Serie Denkanstoss Die Sache mit dem "Wir"

Mönchengladbach · Martina Wasserloos-Strunk warnt in ihrem Beitrag davor, Vereinnahmern und In-einen-Topf-Werfern die Deutungshoheit über unsere Werte zu überlassen.

Neulich war es mal wieder soweit. Da sagt mir ein Pfarrer im Erntedankgottesdienst doch tatsächlich: "Wir wissen ja gar nicht mehr, woher eigentlich die Äpfel kommen, die wir bei Lidl kaufen!"

Also - mir sträuben sich bei sowas die Nackenhaare. Nicht nur, dass ich mich jedes Jahr darüber freue, dass die Apfelbäume in meinem Garten wunderbare Früchte tragen, nein - ich will auch nicht so blöd vereinnahmt werden. Gottesdienste sind da gerne mal der Ort für Entgleisungen. "Wir wissen ja gar nicht mehr, um was es an Pfingsten geht!" oder "Die meisten von uns kommen ja nur noch Weihnachten in den Gottesdienst." Dann sitzt man da in seiner Bank und kann sich nicht wehren - während man einfach unter ein diffuses "Wir" subsumiert wird.
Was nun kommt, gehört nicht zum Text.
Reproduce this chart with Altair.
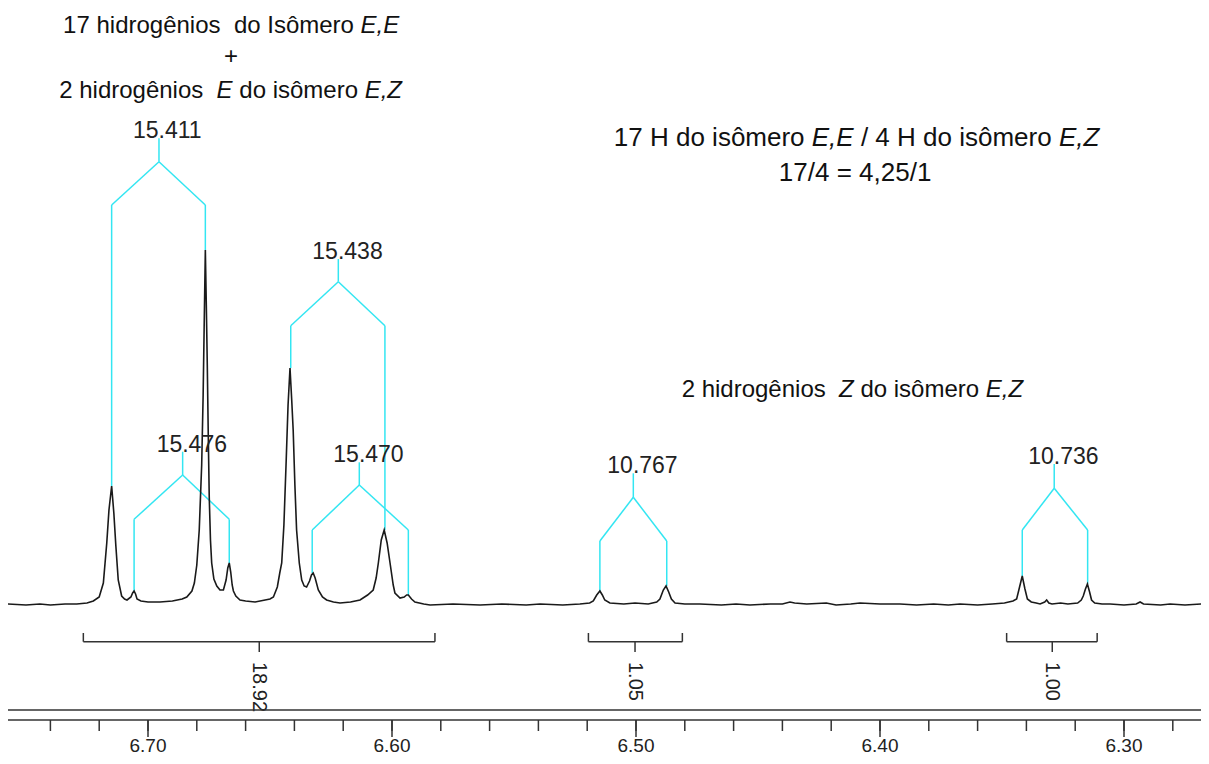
import altair as alt
import pandas as pd

# ---------------- data (ppm, intensity) ----------------
SPEC_PPM = [
    6.7574, 6.7500, 6.7443, 6.7400, 6.7340, 6.7292, 6.7250, 6.7224, 6.7200, 6.7183,
    6.7169, 6.7160, 6.7149, 6.7140, 6.7132, 6.7122, 6.7108, 6.7096, 6.7086, 6.7070,
    6.7063, 6.7057, 6.7051, 6.7045, 6.7029, 6.7000, 6.6951, 6.6900, 6.6860, 6.6841,
    6.6820, 6.6810, 6.6800, 6.6790, 6.6780, 6.6774, 6.6770, 6.6765, 6.6761, 6.6757,
    6.6753, 6.6749, 6.6744, 6.6739, 6.6730, 6.6718, 6.6705, 6.6691, 6.6680, 6.6673,
    6.6667, 6.6661, 6.6655, 6.6650, 6.6640, 6.6623, 6.6600, 6.6561, 6.6520, 6.6500,
    6.6486, 6.6470, 6.6460, 6.6452, 6.6443, 6.6434, 6.6426, 6.6418, 6.6411, 6.6405,
    6.6398, 6.6391, 6.6380, 6.6370, 6.6360, 6.6350, 6.6338, 6.6330, 6.6323, 6.6315,
    6.6302, 6.6285, 6.6268, 6.6240, 6.6213, 6.6170, 6.6131, 6.6100, 6.6077, 6.6065,
    6.6056, 6.6044, 6.6032, 6.6020, 6.6008, 6.5995, 6.5988, 6.5967, 6.5950, 6.5940,
    6.5933, 6.5920, 6.5906, 6.5870, 6.5844, 6.5750, 6.5639, 6.5550, 6.5450, 6.5393,
    6.5300, 6.5230, 6.5190, 6.5175, 6.5161, 6.5148, 6.5138, 6.5128, 6.5107, 6.5050,
    6.5004, 6.4950, 6.4915, 6.4902, 6.4888, 6.4877, 6.4866, 6.4855, 6.4840, 6.4800,
    6.4738, 6.4650, 6.4590, 6.4533, 6.4450, 6.4400, 6.4369, 6.4350, 6.4300, 6.4220,
    6.4180, 6.4120, 6.4082, 6.4000, 6.3918, 6.3850, 6.3780, 6.3720, 6.3672, 6.3600,
    6.3540, 6.3490, 6.3455, 6.3440, 6.3429, 6.3417, 6.3406, 6.3396, 6.3380, 6.3360,
    6.3344, 6.3325, 6.3317, 6.3308, 6.3295, 6.3260, 6.3230, 6.3190, 6.3175, 6.3167,
    6.3158, 6.3150, 6.3141, 6.3133, 6.3120, 6.3090, 6.3057, 6.3000, 6.2950, 6.2934,
    6.2920, 6.2850, 6.2811, 6.2750, 6.2684,
]
SPEC_INT = [
    1, 0, 1, 0, 1, 1, 2, 4, 8, 22,
    62, 95, 119, 92, 60, 25, 9, 6, 5, 8,
    12, 14, 11, 6, 4, 3, 3, 4, 6, 8,
    14, 22, 40, 75, 140, 210, 275, 355, 300, 240,
    170, 108, 65, 42, 26, 19, 15, 15, 25, 37,
    42, 33, 20, 14, 9, 5, 4, 3, 5, 6,
    8, 18, 32, 42, 80, 142, 200, 237, 205, 175,
    120, 75, 42, 25, 19, 18, 24, 30, 32, 27,
    15, 8, 5, 3, 2, 3, 5, 10, 15, 27,
    42, 65, 75, 62, 42, 20, 12, 7, 8, 10,
    10, 6, 3, 1, 0, 1, 0, 1, 0, 1,
    0, 1, 2, 4, 10, 14, 10, 5, 2, 1,
    2, 1, 3, 6, 15, 19, 13, 6, 2, 1,
    1, 0, 1, 0, 1, 1, 3, 2, 1, 2,
    0, 1, 2, 1, 1, 0, 1, 0, 1, 0,
    1, 2, 4, 6, 17, 29, 16, 6, 3, 2,
    1, 3, 5, 2, 1, 2, 1, 2, 5, 9,
    16, 21, 13, 5, 2, 1, 1, 0, 1, 3,
    1, 0, 1, 0, 1,
]

# multiplet trees: label, stem ppm, stem top, stem bottom, shoulder level,
# left leaf ppm, left leaf end, right leaf ppm, right leaf end (intensity units)
TREE_LABEL = ["15.411", "15.476", "15.438", "15.470", "10.767", "10.736"]
TREE_STEM = [6.6955, 6.6858, 6.6220, 6.6134, 6.5011, 6.3286]
TREE_TOP = [466.7, 153.3, 346.0, 142.7, 131.7, 141.0]
TREE_MID = [443.3, 130.0, 323.3, 120.0, 107.7, 116.7]
TREE_SHOULDER = [400.0, 85.7, 279.3, 75.0, 64.0, 75.0]
TREE_LEFT = [6.7149, 6.7057, 6.6415, 6.6327, 6.5148, 6.3417]
TREE_LEFT_END = [119, 14, 237, 32, 14, 29]
TREE_RIGHT = [6.6765, 6.6667, 6.6029, 6.5933, 6.4874, 6.3149]
TREE_RIGHT_END = [355, 42, 75, 10, 19, 21]

# integrals
INT_LABEL = ["18.92", "1.05", "1.00"]
INT_FROM = [6.7265, 6.5195, 6.3481]
INT_TO = [6.5824, 6.4810, 6.3110]
INT_MID = [6.6544, 6.5004, 6.3294]

# axis ticks
MINOR_TICKS = [round(6.74 - 0.02 * i, 2) for i in range(24)]
MAJOR_TICKS = [6.70, 6.60, 6.50, 6.40, 6.30]
MAJOR_LABELS = ["6.70", "6.60", "6.50", "6.40", "6.30"]

# ---------------- view ----------------
W, H = 1193, 748
PPM_LEFT, PPM_RIGHT = 6.757377, 6.268443
V_MIN, V_MAX = -151, 597
PX_PER_PPM = W / (PPM_LEFT - PPM_RIGHT)

xs = alt.Scale(domain=[PPM_RIGHT, PPM_LEFT], reverse=True, nice=False, zero=False)
ys = alt.Scale(domain=[V_MIN, V_MAX], nice=False, zero=False)
X = lambda f: alt.X(f, type="quantitative", scale=xs, axis=None)
Y = lambda f: alt.Y(f, type="quantitative", scale=ys, axis=None)

FONT = "Liberation Sans"
INK = "#1a1a1a"
CYAN = "#33e6f2"
NB = "\u00a0"

spec = pd.DataFrame({"ppm": SPEC_PPM, "v": SPEC_INT})
spectrum = alt.Chart(spec).mark_line(color=INK, strokeWidth=1.6).encode(
    x=X("ppm"), y=Y("v"))

# tree segments
segs = []
for i in range(len(TREE_LABEL)):
    s = TREE_STEM[i]
    segs += [
        (s, TREE_TOP[i], s, TREE_MID[i]),
        (s, TREE_MID[i], TREE_LEFT[i], TREE_SHOULDER[i]),
        (s, TREE_MID[i], TREE_RIGHT[i], TREE_SHOULDER[i]),
        (TREE_LEFT[i], TREE_SHOULDER[i], TREE_LEFT[i], TREE_LEFT_END[i]),
        (TREE_RIGHT[i], TREE_SHOULDER[i], TREE_RIGHT[i], TREE_RIGHT_END[i]),
    ]
seg_df = pd.DataFrame(segs, columns=["x", "y", "x2", "y2"])
trees = alt.Chart(seg_df).mark_rule(color=CYAN, strokeWidth=1.5).encode(
    x=X("x"), y=Y("y"), x2="x2", y2="y2")

tree_lab_df = pd.DataFrame({"x": TREE_STEM, "y": TREE_TOP, "t": TREE_LABEL})
tree_labels = alt.Chart(tree_lab_df).mark_text(
    align="left", baseline="alphabetic", dx=-26, fontSize=23, font=FONT, color="#222"
).encode(x=X("x"), y=Y("y"), text="t")

# integral brackets
HOOK_TOP, BAR, TICK_BOT, LAB_TOP = -28, -36.7, -47, -57
br = []
for i in range(len(INT_LABEL)):
    br += [
        (INT_FROM[i], BAR, INT_TO[i], BAR),
        (INT_FROM[i], HOOK_TOP, INT_FROM[i], BAR),
        (INT_TO[i], HOOK_TOP, INT_TO[i], BAR),
        (INT_MID[i], BAR, INT_MID[i], TICK_BOT),
    ]
br_df = pd.DataFrame(br, columns=["x", "y", "x2", "y2"])
brackets = alt.Chart(br_df).mark_rule(color="#333", strokeWidth=1.5).encode(
    x=X("x"), y=Y("y"), x2="x2", y2="y2")
int_lab_df = pd.DataFrame({"x": INT_MID, "y": [LAB_TOP] * 3, "t": INT_LABEL})
int_labels = alt.Chart(int_lab_df).mark_text(
    angle=90, align="left", baseline="middle", fontSize=20, font=FONT, color="#222"
).encode(x=X("x"), y=Y("y"), text="t")

# axis
AX1, AX2, MINOR_END, MAJOR_END, LAB_BASE = -105, -115, -126, -132, -146.5
ax_df = pd.DataFrame({"x": [PPM_LEFT, PPM_LEFT], "x2": [PPM_RIGHT, PPM_RIGHT], "y": [AX1, AX2]})
axis_lines = alt.Chart(ax_df).mark_rule(color="#333", strokeWidth=1.5).encode(
    x=X("x"), x2="x2", y=Y("y"))
tick_rows = [(t, AX2, MINOR_END) for t in MINOR_TICKS] + [(t, AX2, MAJOR_END) for t in MAJOR_TICKS]
tick_df = pd.DataFrame(tick_rows, columns=["x", "y", "y2"])
ticks = alt.Chart(tick_df).mark_rule(color="#333", strokeWidth=1.5).encode(
    x=X("x"), y=Y("y"), y2="y2")
tlab_df = pd.DataFrame({"x": MAJOR_TICKS, "y": [LAB_BASE] * 5, "t": MAJOR_LABELS})
tick_labels = alt.Chart(tlab_df).mark_text(
    align="center", baseline="alphabetic", fontSize=19, font=FONT, color="#222"
).encode(x=X("x"), y=Y("y"), text="t")

# ---------------- annotation texts (mixed roman / italic) ----------------
ARIAL = {' ': 278, NB: 278, ',': 278, '.': 278, '/': 278, '=': 584, '+': 584,
         'a': 556, 'd': 556, 'e': 556, 'g': 556, 'h': 556, 'i': 222, 'm': 833,
         'n': 556, 'o': 556, 'r': 333, 's': 500, 'ê': 556, 'ô': 556,
         'I': 278, 'H': 722, 'E': 667, 'Z': 611}
for d in "0123456789":
    ARIAL[d] = 556


def width_px(s, size):
    return sum(ARIAL.get(c, 556) for c in s) / 1000.0 * size


# (segments, anchor ppm, anchor kind, baseline intensity, font size)
LINES = [
    ([("17 hidrogênios  do Isômero ", "normal"), ("E,E", "italic")], 6.7348, "start", 572.0, 24),
    ([("+", "normal")], 6.6660, "center", 541.0, 24),
    ([("2 hidrogênios  ", "normal"), ("E", "italic"), (" do isômero ", "normal"), ("E,Z", "italic")],
     6.7364, "start", 506.7, 24),
    ([("17 H do isômero ", "normal"), ("E,E", "italic"), (" / 4 H do isômero ", "normal"), ("E,Z", "italic")],
     6.4096, "center", 459.5, 26),
    ([("17/4 = 4,25/1", "normal")], 6.4102, "center", 424.0, 26),
    ([("2 hidrogênios  ", "normal"), ("Z", "italic"), (" do isômero ", "normal"), ("E,Z", "italic")],
     6.4813, "start", 208.3, 24),
]
rows = []
for segments, anchor, kind, base, size in LINES:
    total = sum(width_px(t, size) for t, _ in segments)
    start = anchor if kind == "start" else anchor + total / 2 / PX_PER_PPM
    off = 0.0
    for t, st in segments:
        body = t.strip(" ")
        lead = width_px(t[: len(t) - len(t.lstrip(" "))], size)
        shown = body.replace(" ", NB)
        rows.append({"x": start - (off + lead) / PX_PER_PPM, "y": base, "t": shown, "st": st, "fs": size})
        off += width_px(t, size)
txt_df = pd.DataFrame(rows)


def text_layer(style):
    return alt.Chart(txt_df).transform_filter(alt.datum.st == style).mark_text(
        align="left", baseline="alphabetic", font=FONT, fontStyle=style, color="#111"
    ).encode(x=X("x"), y=Y("y"), text="t", size=alt.Size("fs:Q", scale=None, legend=None))


chart = alt.layer(
    trees, spectrum, tree_labels, brackets, int_labels, axis_lines, ticks, tick_labels,
    text_layer("normal"), text_layer("italic"),
).properties(
    width=W, height=H, padding=0, autosize=alt.AutoSizeParams(type="none"), background="white"
).configure_view(strokeWidth=0)

chart.save("out.html", embed_options={"renderer": "svg", "actions": False})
Publikumsbeschimpfung hat das mal ein Theologe genannt.

Ich glaube, dass diese Vereinnahmer und In-einen-Topf-Werfer im Grunde nicht WIR meinen, sondern ICH. Und da haben wir noch nicht darüber gesprochen, dass im WIR ein seltsam klebriger Anspruch auf schlammwarme Gemeinschaft deutlich wird. Wenn bestimmte Parteien jetzt in Deutschland ein neues "Wir-Gefühl" einfordern - möglichst in Abgrenzung von "den anderen", dann heißt es wachsam werden. Wie sehr ein gutes, revolutionäres, selbstbewusstes "Wir" missbraucht werden kann, sehen wir im Satz "Wir sind das Volk". Das rufen inzwischen nicht mehr die, die für die Freiheit auf die Straße gehen, sondern, die die sich für Hetze und Gewalt auf die Straße schicken lassen. Denn auch hier stellt sich die Frage, wer dieses "Wir" eigentlich ist. Und wenn da plötzlich Verteidiger des christlichen Abendlandes ein "WIR" postulieren, das es erstens so nie gegeben hat und das wir zweitens auch gar nicht wollen sollten, dann ist es höchste Zeit auszusteigen.

Ja, richtig - das schreibe ich ganz bewusst: Dieses "Wir" können wir nicht wollen! Denn dann sind wir nicht mehr weit entfernt von "Und willst Du nicht mein Bruder sein, dann schlag ich Dir den Schädel ein!". Vielleicht so, wie in der Filmszene des genialen "Leben des Brian". "Wir sind alle Individuen" ruft die verdrehte Menge - bis auf einen: "Ich nicht!", tönt es aus der Mitte. Mein Opa, der Erfahrung hatte mit allen möglichen Gestalten von "Wir" - zum Beispiel in der braunen Volksgemeinschaft - hat mir in seinen späten Jahren mehr als einmal gesagt: "Wenn zu dir mal einer sagt: 'Alle stehen auf - auch WIR', dann bleib bloß sitzen und denk gründlich nach!"

Vorsicht also, wenn andere sagen, was "Wir" wissen und fühlen, was uns wichtig ist, und wofür "Wir" stehen. Die Deutungshoheit über unser Land, unsere Gemeinschaft und unsere Werte sollten wir nicht aus der Hand geben! Wir? Ja! Wir!

MARTINA WASSERLOOS-STRUNK IST LEITERIN DER PHILIPPUS-AKADEMIE DES EVANGELISCHEN KIRCHENKREISES.